Dans son traité De l'architecture et de l'art de bien bâtir (1452), Léon
Battista Alberti distinguait les types de palais suivant la nature du
pouvoir de ceux qui y résidaient : «L'habitation devra être conforme au type
de vie que le chef entend y mener, qu'il soit roi, tyran ou personne privée.»
Quel sens les princes bâtisseurs ont-ils donc voulu donner à l'espace qui
consacre leur autorité ? C'est la question qu'explorent les différentes
contributions de ce volume, qui se veut avant tout livre d'histoire.

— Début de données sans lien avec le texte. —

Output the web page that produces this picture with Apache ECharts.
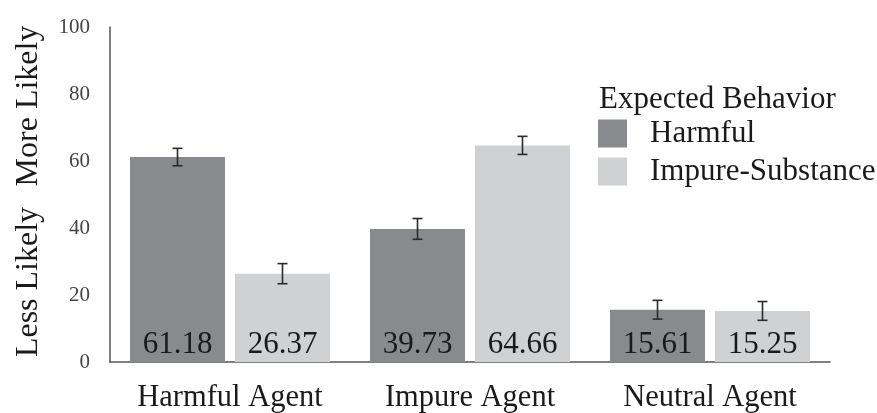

Histoire, et pas seulement histoire de l'art : la brique, la pierre, le marbre
y sont considérés comme une archive capable, au même titre qu'une
charte ou un traité de jurisconsulte, d'éclairer l'historien sur la nature
du pouvoir. Architecture parlante, le palais, avec les jardins qui
l'entourent, se donne à voir tel un texte, la structuration d'un espace
traduisant l'idéologie dans la matière. De la Chine à l'Europe, de
l'Antiquité tardive aux Lumières, de Bagdad à Versailles en passant par
Constantinople, les palais matérialisent un imaginaire de force et
d'intimidation, thésaurisent les richesses, imposent une «mise en
ordre» de la cour, hiérarchisent l'accès au prince, participent au
processus de «civilisation des moeurs».
À la fois manifestations de puissance et gardiens de mémoire, les lieux
de pouvoir traités dans ce livre montrent l'ambivalence des formes par
lesquelles le prince façonne un lieu à son image.